**Material for this exercise:**
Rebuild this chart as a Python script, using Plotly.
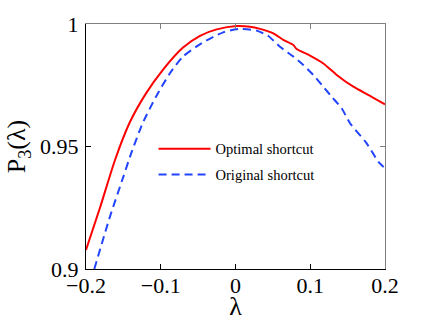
import plotly.graph_objects as go

# optimal shortcut (red solid)
lam_opt = [-0.2, -0.1813, -0.1612, -0.142, -0.1197, -0.0974, -0.0706, -0.0475, -0.0252,
           0.0016, 0.0194, 0.0328, 0.0506, 0.064, 0.0774, 0.0818, 0.0997, 0.1175,
           0.1354, 0.1576, 0.18, 0.2]
p_opt = [0.9078, 0.925, 0.9445, 0.9595, 0.9717, 0.9812, 0.9903, 0.9952, 0.9978,
         0.9992, 0.9989, 0.998, 0.9962, 0.9935, 0.9914, 0.9898, 0.9871, 0.9839,
         0.9792, 0.9744, 0.9707, 0.9672]

# original shortcut (blue dashed)
lam_orig = [-0.1889, -0.1679, -0.15, -0.1398, -0.1242, -0.1064, -0.0886, -0.0706, -0.045,
            -0.0163, 0.006, 0.0284, 0.0439, 0.0595, 0.0774, 0.0907, 0.1041, 0.1175,
            0.1287, 0.142, 0.1532, 0.1755, 0.191, 0.2]
p_orig = [0.900, 0.9214, 0.9377, 0.947, 0.9595, 0.9703, 0.9795, 0.9866, 0.9922,
          0.9966, 0.998, 0.9973, 0.9951, 0.9907, 0.9867, 0.9833, 0.9792, 0.9744,
          0.9703, 0.9656, 0.9595, 0.9513, 0.9438, 0.9411]

x_ticks = [-0.2, -0.1, 0, 0.1, 0.2]
x_labels = ["−0.2", "−0.1", "0", "0.1", "0.2"]
y_ticks = [0.9, 0.95, 1]
y_labels = ["0.9", "0.95", "1"]

serif = "Liberation Serif, Times New Roman, serif"

fig = go.Figure()
fig.add_trace(go.Scatter(x=lam_opt, y=p_opt, mode="lines", name="Optimal shortcut",
                         legendgroup="a",
                         line=dict(color="#ff0000", width=2, shape="spline", smoothing=0.6)))
fig.add_trace(go.Scatter(x=lam_orig, y=p_orig, mode="lines", name="Original shortcut",
                         legendgroup="b",
                         line=dict(color="#2244ff", width=2, shape="spline", smoothing=0.6,
                                   dash="8px,5px")))
# empty trace so the gray top/right frame axes get drawn
fig.add_trace(go.Scatter(x=[None], y=[None], xaxis="x2", yaxis="y2", showlegend=False,
                         hoverinfo="skip"))

fig.update_layout(
    width=425, height=321,
    margin=dict(l=86, r=40, t=24, b=52),
    paper_bgcolor="white", plot_bgcolor="white",
    font=dict(family=serif, color="black"),
    legend=dict(x=0.226, y=0.556, xanchor="left", yanchor="top", itemwidth=52,
                font=dict(size=14.5, family=serif), bgcolor="rgba(0,0,0,0)",
                tracegroupgap=4),
    xaxis=dict(range=[-0.2, 0.2], tickvals=x_ticks, ticktext=x_labels, automargin=False,
               ticks="inside", ticklen=5, tickcolor="black", showline=True, linecolor="black",
               linewidth=1, showgrid=False, zeroline=False,
               tickfont=dict(size=22, family=serif), ticklabelstandoff=-3,
               title=dict(text="λ", font=dict(size=26, family=serif), standoff=4)),
    yaxis=dict(range=[0.9, 1.0], tickvals=y_ticks, ticktext=y_labels, automargin=False,
               ticks="inside", ticklen=5, tickcolor="black", showline=True, linecolor="black",
               linewidth=1, showgrid=False, zeroline=False,
               tickfont=dict(size=22, family=serif), ticklabelstandoff=2,
               title=dict(text="P<sub>3</sub>(λ)", font=dict(size=26, family=serif),
                          standoff=6)),
    xaxis2=dict(range=[-0.2, 0.2], overlaying="x", side="top", tickvals=x_ticks,
                showticklabels=False, ticks="inside", ticklen=5, tickcolor="#808080",
                showline=True, linecolor="#808080", showgrid=False, zeroline=False,
                automargin=False),
    yaxis2=dict(range=[0.9, 1.0], overlaying="y", side="right", tickvals=y_ticks,
                showticklabels=False, ticks="inside", ticklen=5, tickcolor="#808080",
                showline=True, linecolor="#808080", showgrid=False, zeroline=False,
                automargin=False),
)

# drop the default page margin so the figure sits at the window's top-left corner
fig.write_html("out.html", config={"displayModeBar": False},
               post_script="document.body.style.margin='0';")
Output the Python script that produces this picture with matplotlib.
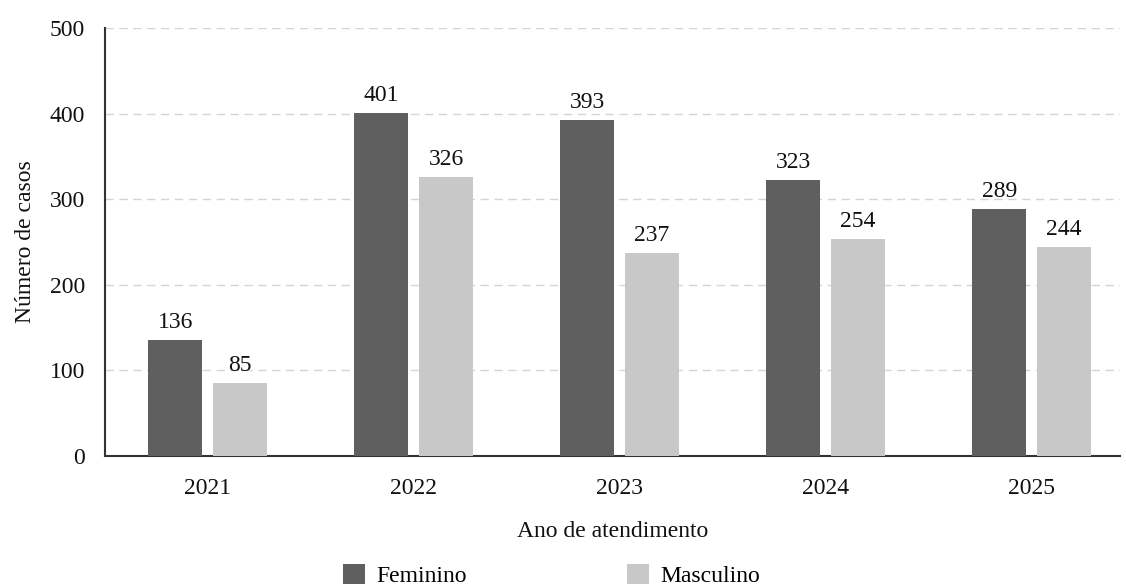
import matplotlib.pyplot as plt
import numpy as np

# Data
anos = ['2021', '2022', '2023', '2024', '2025']
feminino = [136, 401, 393, 323, 289]
masculino = [85, 326, 237, 254, 244]

plt.rcParams['font.family'] = ['Liberation Serif', 'DejaVu Serif']

fig = plt.figure(figsize=(11.26, 5.85), dpi=100)
ax = fig.add_axes([0.093, 0.2205, 0.902, 0.7315])

x = np.arange(len(anos))
w = 0.262
off = 0.157
b1 = ax.bar(x - off, feminino, w, color='#5f5f5f', label='Feminino', zorder=3)
b2 = ax.bar(x + off, masculino, w, color='#c8c8c8', label='Masculino', zorder=3)

for bars in (b1, b2):
    for bar in bars:
        h = bar.get_height()
        ax.annotate(str(int(h)), (bar.get_x() + bar.get_width() / 2, h),
                    xytext=(0, 5), textcoords='offset points',
                    ha='center', va='bottom', fontsize=17, color='#111111')

ax.set_xlim(-0.5, 4.43)
ax.set_ylim(0, 500)
ax.set_yticks([0, 100, 200, 300, 400, 500])
ax.set_xticks(x)
ax.set_xticklabels(anos)
ax.tick_params(axis='both', length=0, labelsize=17, colors='#111111')
ax.tick_params(axis='y', pad=14)
ax.tick_params(axis='x', pad=16)

ax.grid(axis='y', linestyle=(0, (6, 4)), color='#d4d4d4', linewidth=1, zorder=0)
for s in ['top', 'right']:
    ax.spines[s].set_visible(False)
for s in ['left', 'bottom']:
    ax.spines[s].set_color('#333333')
    ax.spines[s].set_linewidth(1.5)

ax.set_xlabel('Ano de atendimento', fontsize=17, labelpad=16, color='#111111')
ax.set_ylabel('Número de casos', fontsize=17, labelpad=10, color='#111111')

fig.legend(handles=[b1, b2], loc='lower center', bbox_to_anchor=(0.49, -0.04),
           ncol=2, frameon=False, fontsize=17, handlelength=0.9, handleheight=0.9,
           columnspacing=6.8, handletextpad=0.5)

plt.savefig('out.png', dpi=100)
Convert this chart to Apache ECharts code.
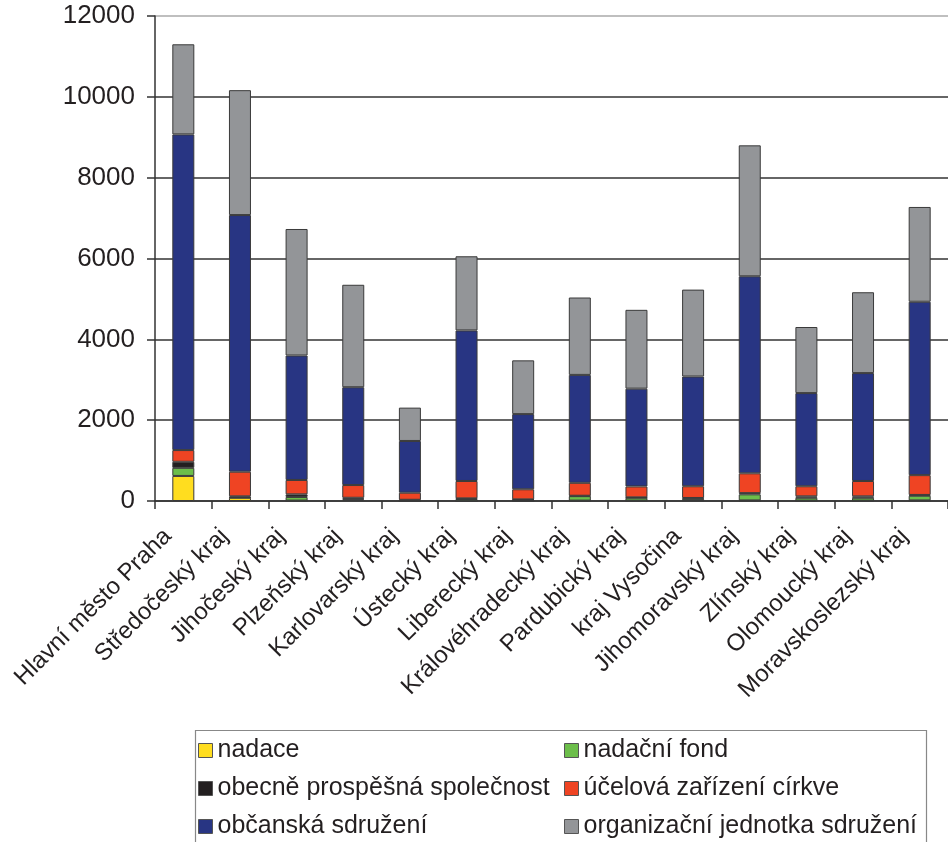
<!DOCTYPE html>
<html>
<head>
<meta charset="utf-8">
<script src="https://cdn.jsdelivr.net/npm/echarts@6/dist/echarts.min.js"></script>
<style>
html,body{margin:0;padding:0;background:#fff;}
#c{width:948px;height:842px;}
</style>
</head>
<body>
<div id="c"></div>
<script>
const categories = ['Hlavní město Praha','Středočeský kraj','Jihočeský kraj','Plzeňský kraj','Karlovarský kraj','Ústecký kraj','Liberecký kraj','Královéhradecký kraj','Pardubický kraj','kraj Vysočina','Jihomoravský kraj','Zlínský kraj','Olomoucký kraj','Moravskoslezský kraj'];
const seriesNames = ['nadace','nadační fond','obecně prospěšná společnost','účelová zařízení církve','občanská sdružení','organizační jednotka sdružení'];
const nadace      = [620, 80, 10, 30, 5, 5, 5, 10, 10, 20, 15, 10, 10, 15];
const nadacniFond = [200, 10, 90, 25, 15, 45, 25, 110, 70, 40, 150, 70, 70, 115];
const ops         = [150, 25, 65, 25, 10, 15, 10, 10, 10, 15, 30, 35, 35, 20];
const ucelova     = [290, 610, 355, 315, 175, 430, 250, 320, 270, 290, 490, 250, 380, 490];
const obcanska    = [7810, 6350, 3080, 2420, 1280, 3725, 1860, 2670, 2420, 2715, 4875, 2305, 2670, 4290];
const orgJednotka = [2230, 3090, 3130, 2535, 825, 1835, 1330, 1915, 1950, 2150, 3240, 1635, 2000, 2345];
const yTicks = [0, 2000, 4000, 6000, 8000, 10000, 12000];

const colors = ['#FFDD1F','#6CBE4A','#231F20','#EF4423','#283583','#939598'];
const dataSets = [nadace, nadacniFond, ops, ucelova, obcanska, orgJednotka];
const font = 'Liberation Sans, Arial, sans-serif';

const legendCommon = {
  orient: 'vertical', top: 733, height: 120, itemGap: 13,
  itemWidth: 14, itemHeight: 14, icon: 'rect',
  textStyle: {fontSize: 25, color: '#231F20', fontFamily: font},
  itemStyle: {borderColor: '#555', borderWidth: 1}
};

const chart = echarts.init(document.getElementById('c'));
chart.setOption({
  animation: false,
  backgroundColor: '#fff',
  grid: {left: 155, top: 16, right: -8, bottom: 341, containLabel: false},
  xAxis: {
    type: 'category',
    data: categories,
    boundaryGap: true,
    axisLine: {lineStyle: {color: '#333', width: 1.5}},
    axisTick: {show: true, alignWithLabel: false, length: 8, lineStyle: {color: '#333', width: 1.5}},
    axisLabel: {rotate: 45, interval: 0, margin: 16, padding: [0, 22, 0, 0], color: '#231F20', fontSize: 24, fontFamily: font}
  },
  yAxis: {
    type: 'value',
    min: yTicks[0],
    max: yTicks[yTicks.length - 1],
    interval: 2000,
    axisLine: {show: true, lineStyle: {color: '#333', width: 1.5}},
    axisTick: {show: true, inside: false, length: 8, lineStyle: {color: '#333', width: 1.5}},
    axisLabel: {margin: 20, color: '#231F20', fontSize: 26, fontFamily: font, formatter: v => String(v)},
    splitLine: {show: true, lineStyle: {color: ['#333','#333','#333','#333','#333','#333','#aaa'], width: 1.5}}
  },
  legend: [
    Object.assign({}, legendCommon, {data: [seriesNames[0], seriesNames[2], seriesNames[4]], left: 193}),
    Object.assign({}, legendCommon, {data: [seriesNames[1], seriesNames[3], seriesNames[5]], left: 559})
  ],
  graphic: [{
    type: 'rect', left: 193, top: 728,
    shape: {width: 731, height: 140},
    style: {fill: 'none', stroke: '#888', lineWidth: 1.2},
    silent: true
  }],
  series: seriesNames.map((name, i) => ({
    name: name,
    type: 'bar',
    stack: 'total',
    barWidth: 22,
    data: dataSets[i],
    itemStyle: {color: colors[i], borderColor: '#3a3a3a', borderWidth: 1}
  }))
});
</script>
</body>
</html>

**Your task:**
Start with the line that includes "Output the Python" and finish with the line that includes "ax = fig.add_axes([0.093, 0.2205, 0.902, 0.7315])": reproduce those lines exactly, nothing before or after, and omit any pictures.

**Solution to the exercise:**
Output the Python script that produces this picture with matplotlib.
import matplotlib.pyplot as plt
import numpy as np

# Data
anos = ['2021', '2022', '2023', '2024', '2025']
feminino = [136, 401, 393, 323, 289]
masculino = [85, 326, 237, 254, 244]

plt.rcParams['font.family'] = ['Liberation Serif', 'DejaVu Serif']

fig = plt.figure(figsize=(11.26, 5.85), dpi=100)
ax = fig.add_axes([0.093, 0.2205, 0.902, 0.7315])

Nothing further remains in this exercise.